Blocking that damaging outcome for Britain was the protection we secured with our veto in December. And that protection remains. Bear in mind that the joint Sarkozy-Merkel letter to Council President Van Rompuy just days before the summit set out their ambition for harmonised corporation tax rates and a financial transaction tax. Those proposals are now off the table - with Sarkozy left trying to cobble together a coalition of the willing daft enough to introduce Tobin taxes at a national level.

Ms Reynolds says David Cameron "flounced out". No, Mr Van Rompuy ended the negotiations because agreement could not be reached that night. The PM stayed until the end. Then there is the claim of a U-turn on use of institutions. In truth, the PM told the Commons straight after the veto: "The UK is very supportive of the role the institutions - and the commission in particular - play in safeguarding the Single Market. So we will look constructively at any proposals with an open mind."

Britain's position on the use of EU institutions is a tough call. I think the Financial Compact is pretty hopeless - mainly because it is woefully inadequate to stave off the eurozone's debt crisis. But, if we stand in the way of enforcement of the new fiscal rules, we feed the instinct of eurozone leaders for blaming Britain for their own lack of leadership.

So, the government reserved its position. Not giving the 25 legal permission to use the institutions - but not preventing them unless they abuse them - doesn't weaken Britain's position.
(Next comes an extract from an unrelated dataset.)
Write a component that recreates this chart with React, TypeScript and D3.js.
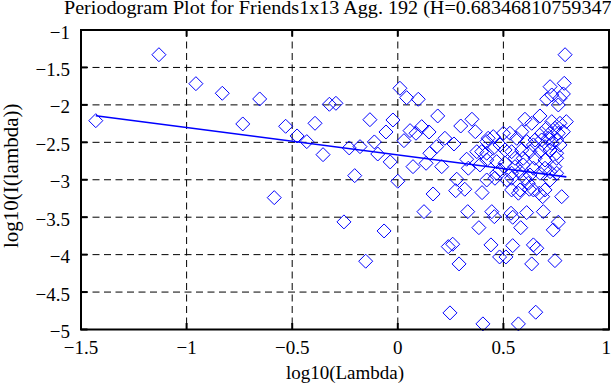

As evidence before the House of Commons European Scrutiny Committee this week shows, including from constitutional experts like Professor Paul Craig, the legal flaws in the Fiscal Compact are serious. The PM is right about this. Far from going away, the issue is likely to grow as the practical implications dawn. The looming threat of legal action should strengthen the UK's leverage, without positioning us as the scapegoat for the eurozone's failings. As Open Europe's Mats Persson commented, "Cameron can credibly tell Merkel: we want you to get on with the business of saving the euro... but stick to the rules, or it's game over."

For all the carping - and we're now two months since the veto - Labour still can't answer the basic exam question: would you have exercised the veto? In fact, it's near impossible to get a straight answer from Labour under Ed Miliband. It's bad enough the opposition ducking the moral responsibility of the rioters last August, side-stepping the recklessness of the strikes this autumn and vacillating on the necessity for a credible deficit reduction plan. But, the crisis in the eurozone has brought home to British taxpayers, consumers and businesses the raw relevance of the European question. The PM showed leadership in exercising the veto. Labour dithered. Maybe that's the luxury of opposition. But it comes at the price of credibility. This is no time for a fence-sitting, flip-flopping foreign policy.